RAW RECORDS
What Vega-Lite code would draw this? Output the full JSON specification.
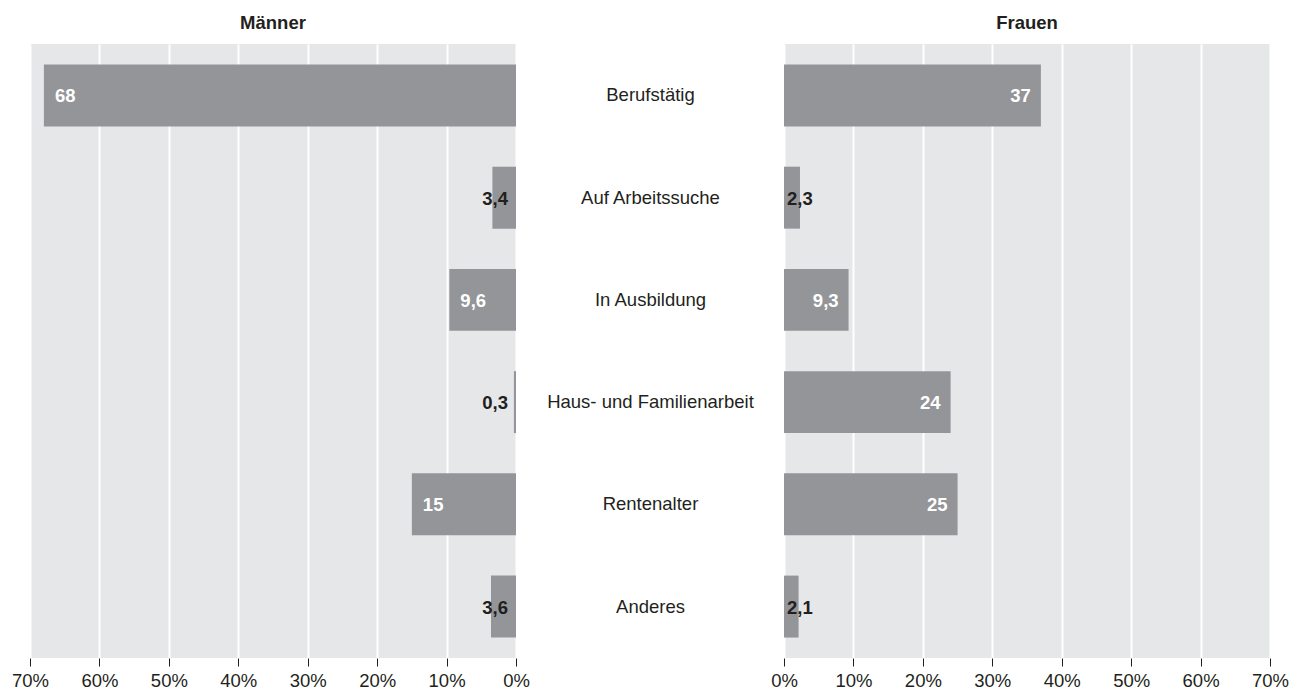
{
  "$schema": "https://vega.github.io/schema/vega-lite/v6.json",
  "padding": {"left": 11, "top": 13, "right": 12, "bottom": 4},
  "background": "white",
  "bounds": "flush",
  "spacing": 268,
  "config": {
    "font": "Liberation Sans",
    "locale": {"number": {"decimal": ",", "thousands": ".", "grouping": [3], "currency": ["", " €"]}},
    "view": {"fill": "#e6e7e8", "stroke": null},
    "title": {"fontSize": 18.5, "fontWeight": "bold", "color": "#231f20", "anchor": "middle", "offset": 12}
  },
  "data": {
    "values": [
      {"kategorie": "Berufstätig", "gruppe": "Männer", "anteil": 68},
      {"kategorie": "Auf Arbeitssuche", "gruppe": "Männer", "anteil": 3.4},
      {"kategorie": "In Ausbildung", "gruppe": "Männer", "anteil": 9.6},
      {"kategorie": "Haus- und Familienarbeit", "gruppe": "Männer", "anteil": 0.3},
      {"kategorie": "Rentenalter", "gruppe": "Männer", "anteil": 15},
      {"kategorie": "Anderes", "gruppe": "Männer", "anteil": 3.6},
      {"kategorie": "Berufstätig", "gruppe": "Frauen", "anteil": 37},
      {"kategorie": "Auf Arbeitssuche", "gruppe": "Frauen", "anteil": 2.3},
      {"kategorie": "In Ausbildung", "gruppe": "Frauen", "anteil": 9.3},
      {"kategorie": "Haus- und Familienarbeit", "gruppe": "Frauen", "anteil": 24},
      {"kategorie": "Rentenalter", "gruppe": "Frauen", "anteil": 25},
      {"kategorie": "Anderes", "gruppe": "Frauen", "anteil": 2.1}
    ]
  },
  "hconcat": [
    {
      "title": "Männer",
      "width": 486,
      "height": 614,
      "transform": [{"filter": "datum.gruppe === 'Männer'"}],
      "encoding": {
        "y": {
          "field": "kategorie", "type": "nominal", "sort": null, "axis": null,
          "scale": {"paddingInner": 0.394, "paddingOuter": 0.2}
        }
      },
      "layer": [
        {
          "mark": {"type": "bar", "color": "#939598"},
          "encoding": {
            "x": {
              "field": "anteil", "type": "quantitative",
              "scale": {"domain": [0, 70], "reverse": true, "nice": false},
              "axis": {
                "title": null, "domain": false, "grid": true, "gridColor": "#ffffff", "gridWidth": 2,
                "ticks": true, "tickColor": "#231f20", "tickSize": 8, "tickWidth": 1,
                "labelFontSize": 18.5, "labelColor": "#231f20", "labelPadding": 5,
                "labelFlush": false, "labelOverlap": false,
                "values": [0, 10, 20, 30, 40, 50, 60, 70],
                "labelExpr": "datum.value + '%'"
              }
            }
          }
        },
        {
          "transform": [{"filter": "datum.anteil >= 5"}],
          "mark": {"type": "text", "align": "left", "baseline": "middle", "dx": 11, "dy": 1, "fontSize": 18.5, "fontWeight": "bold", "color": "#ffffff"},
          "encoding": {
            "x": {"field": "anteil", "type": "quantitative"},
            "text": {"field": "anteil", "type": "quantitative", "format": "~g"}
          }
        },
        {
          "transform": [{"filter": "datum.anteil < 5"}],
          "mark": {"type": "text", "align": "right", "baseline": "middle", "dx": -8, "dy": 1, "fontSize": 18.5, "fontWeight": "bold", "color": "#231f20"},
          "encoding": {
            "x": {"datum": 0, "type": "quantitative"},
            "text": {"field": "anteil", "type": "quantitative", "format": "~g"}
          }
        }
      ]
    },
    {
      "title": "Frauen",
      "width": 486,
      "height": 614,
      "transform": [{"filter": "datum.gruppe === 'Frauen'"}],
      "encoding": {
        "y": {
          "field": "kategorie", "type": "nominal", "sort": null,
          "scale": {"paddingInner": 0.394, "paddingOuter": 0.2},
          "axis": {
            "orient": "left", "title": null, "domain": false, "ticks": false, "grid": false,
            "labelAlign": "center", "labelBaseline": "middle", "labelPadding": 134,
            "labelFontSize": 18.5, "labelColor": "#231f20", "labelLimit": 0
          }
        }
      },
      "layer": [
        {
          "mark": {"type": "bar", "color": "#939598"},
          "encoding": {
            "x": {
              "field": "anteil", "type": "quantitative",
              "scale": {"domain": [0, 70], "nice": false},
              "axis": {
                "title": null, "domain": false, "grid": true, "gridColor": "#ffffff", "gridWidth": 2,
                "ticks": true, "tickColor": "#231f20", "tickSize": 8, "tickWidth": 1,
                "labelFontSize": 18.5, "labelColor": "#231f20", "labelPadding": 5,
                "labelFlush": false, "labelOverlap": false,
                "values": [0, 10, 20, 30, 40, 50, 60, 70],
                "labelExpr": "datum.value + '%'"
              }
            }
          }
        },
        {
          "transform": [{"filter": "datum.anteil >= 5"}],
          "mark": {"type": "text", "align": "right", "baseline": "middle", "dx": -10, "dy": 1, "fontSize": 18.5, "fontWeight": "bold", "color": "#ffffff"},
          "encoding": {
            "x": {"field": "anteil", "type": "quantitative"},
            "text": {"field": "anteil", "type": "quantitative", "format": "~g"}
          }
        },
        {
          "transform": [{"filter": "datum.anteil < 5"}],
          "mark": {"type": "text", "align": "left", "baseline": "middle", "dx": 3, "dy": 1, "fontSize": 18.5, "fontWeight": "bold", "color": "#231f20"},
          "encoding": {
            "x": {"datum": 0, "type": "quantitative"},
            "text": {"field": "anteil", "type": "quantitative", "format": "~g"}
          }
        }
      ]
    }
  ]
}
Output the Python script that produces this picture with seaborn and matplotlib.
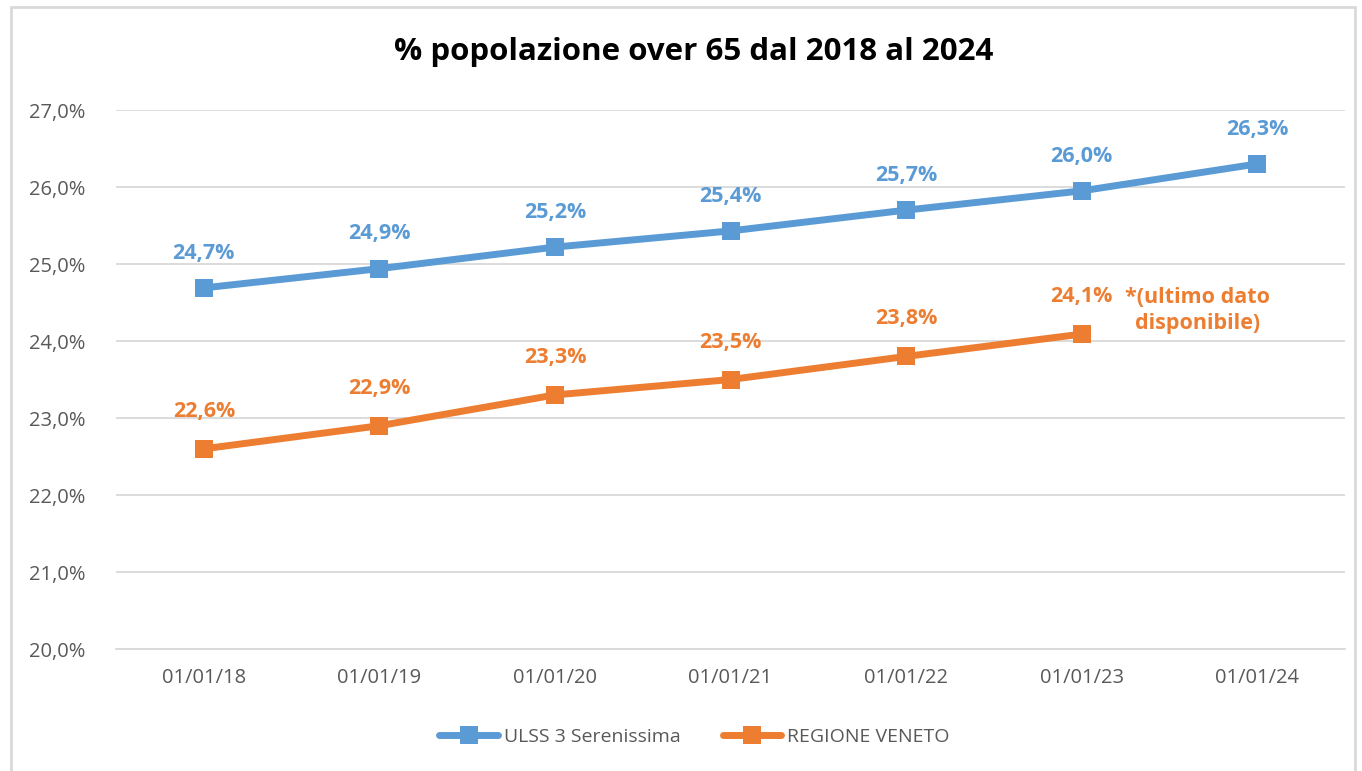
import pandas as pd
import seaborn as sns
import matplotlib.pyplot as plt
from matplotlib.patches import Rectangle
from matplotlib.ticker import FuncFormatter

date = ["01/01/18", "01/01/19", "01/01/20", "01/01/21", "01/01/22", "01/01/23", "01/01/24"]
ulss = [24.69, 24.94, 25.22, 25.43, 25.70, 25.95, 26.30]
ulss_lbl = ["24,7%", "24,9%", "25,2%", "25,4%", "25,7%", "26,0%", "26,3%"]
veneto = [22.60, 22.90, 23.30, 23.50, 23.80, 24.09]
veneto_lbl = ["22,6%", "22,9%", "23,3%", "23,5%", "23,8%", "24,1%"]

BLUE = "#5B9BD5"
ORANGE = "#ED7D31"
GREY = "#595959"

df = pd.concat([
    pd.DataFrame({"data": date, "valore": ulss, "serie": "ULSS 3 Serenissima"}),
    pd.DataFrame({"data": date[:len(veneto)], "valore": veneto, "serie": "REGIONE VENETO"}),
])

sns.set_style("white")
plt.rcParams['font.family'] = ['Open Sans', 'DejaVu Sans']

fig = plt.figure(figsize=(13.62, 7.71), dpi=100)
ax = fig.add_axes([0.0852, 0.1582, 0.9023, 0.6991])

sns.lineplot(data=df, x="data", y="valore", hue="serie",
             palette=[BLUE, ORANGE], marker="s", markersize=13,
             markeredgewidth=0, linewidth=5, ax=ax, sort=False)

for i, (v, t) in enumerate(zip(ulss, ulss_lbl)):
    ax.annotate(t, (i, v), xytext=(0, 25), textcoords="offset points",
                ha="center", va="center", color=BLUE, fontsize=15.5, fontweight="bold")
for i, (v, t) in enumerate(zip(veneto, veneto_lbl)):
    ax.annotate(t, (i, v), xytext=(0, 27), textcoords="offset points",
                ha="center", va="center", color=ORANGE, fontsize=15.5, fontweight="bold")
# nota accanto all'ultimo dato regionale
ax.annotate("*(ultimo dato\ndisponibile)", (len(veneto) - 1, veneto[-1]),
            xytext=(31, 17), textcoords="offset points", ha="left", va="center",
            multialignment="center", color=ORANGE, fontsize=15.5, fontweight="bold",
            linespacing=1.35)

ax.set_xlim(-0.5, len(date) - 0.5)
ax.set_ylim(20, 27)
ax.set_yticks(range(20, 28))
ax.yaxis.set_major_formatter(FuncFormatter(lambda v, p: f"{v:.1f}%".replace(".", ",")))
ax.set_xticks(range(len(date)))
ax.set_xticks([i - 0.5 for i in range(len(date) + 1)], minor=True)
ax.tick_params(axis="x", which="major", length=0, pad=14, labelsize=14.5, labelcolor=GREY)
ax.tick_params(axis="x", which="minor", length=6, color="#D9D9D9", width=1.2)
ax.tick_params(axis="y", length=0, pad=22, labelsize=14.5, labelcolor=GREY)
ax.grid(axis="y", color="#D9D9D9", linewidth=1.3)
ax.set_axisbelow(True)
for s in ["top", "right", "left"]:
    ax.spines[s].set_visible(False)
ax.spines["bottom"].set_color("#D9D9D9")
ax.spines["bottom"].set_linewidth(1.3)
ax.set_xlabel("")
ax.set_ylabel("")

handles, labels = ax.get_legend_handles_labels()
ax.get_legend().remove()
fig.legend(handles, labels, loc="center", bbox_to_anchor=(0.51, 0.044), ncol=2,
           frameon=False, fontsize=14, labelcolor=GREY, handlelength=3,
           columnspacing=2.2, handletextpad=0.3)

fig.text(0.509, 0.933, "% popolazione over 65 dal 2018 al 2024", ha="center", va="center",
         fontsize=22.5, fontweight="bold", color="black")

fig.patches.append(Rectangle((0.008, -0.01), 0.987, 1.001,
                             transform=fig.transFigure, fill=False,
                             edgecolor="#D9D9D9", linewidth=2))

fig.savefig("out.png", dpi=100, facecolor="white")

WRITTEN EXERCISE
Transcribe, exactly as written, the lines starting at the one with "Output the Python" and ending at the one with "linespacing=1.35)", and nothing more. Pictures are not part of the copy.

RIGHT ANSWER
Output the Python script that produces this picture with seaborn and matplotlib.
import pandas as pd
import seaborn as sns
import matplotlib.pyplot as plt
from matplotlib.patches import Rectangle
from matplotlib.ticker import FuncFormatter

date = ["01/01/18", "01/01/19", "01/01/20", "01/01/21", "01/01/22", "01/01/23", "01/01/24"]
ulss = [24.69, 24.94, 25.22, 25.43, 25.70, 25.95, 26.30]
ulss_lbl = ["24,7%", "24,9%", "25,2%", "25,4%", "25,7%", "26,0%", "26,3%"]
veneto = [22.60, 22.90, 23.30, 23.50, 23.80, 24.09]
veneto_lbl = ["22,6%", "22,9%", "23,3%", "23,5%", "23,8%", "24,1%"]

BLUE = "#5B9BD5"
ORANGE = "#ED7D31"
GREY = "#595959"

df = pd.concat([
    pd.DataFrame({"data": date, "valore": ulss, "serie": "ULSS 3 Serenissima"}),
    pd.DataFrame({"data": date[:len(veneto)], "valore": veneto, "serie": "REGIONE VENETO"}),
])

sns.set_style("white")
plt.rcParams['font.family'] = ['Open Sans', 'DejaVu Sans']

fig = plt.figure(figsize=(13.62, 7.71), dpi=100)
ax = fig.add_axes([0.0852, 0.1582, 0.9023, 0.6991])

sns.lineplot(data=df, x="data", y="valore", hue="serie",
             palette=[BLUE, ORANGE], marker="s", markersize=13,
             markeredgewidth=0, linewidth=5, ax=ax, sort=False)

for i, (v, t) in enumerate(zip(ulss, ulss_lbl)):
    ax.annotate(t, (i, v), xytext=(0, 25), textcoords="offset points",
                ha="center", va="center", color=BLUE, fontsize=15.5, fontweight="bold")
for i, (v, t) in enumerate(zip(veneto, veneto_lbl)):
    ax.annotate(t, (i, v), xytext=(0, 27), textcoords="offset points",
                ha="center", va="center", color=ORANGE, fontsize=15.5, fontweight="bold")
# nota accanto all'ultimo dato regionale
ax.annotate("*(ultimo dato\ndisponibile)", (len(veneto) - 1, veneto[-1]),
            xytext=(31, 17), textcoords="offset points", ha="left", va="center",
            multialignment="center", color=ORANGE, fontsize=15.5, fontweight="bold",
            linespacing=1.35)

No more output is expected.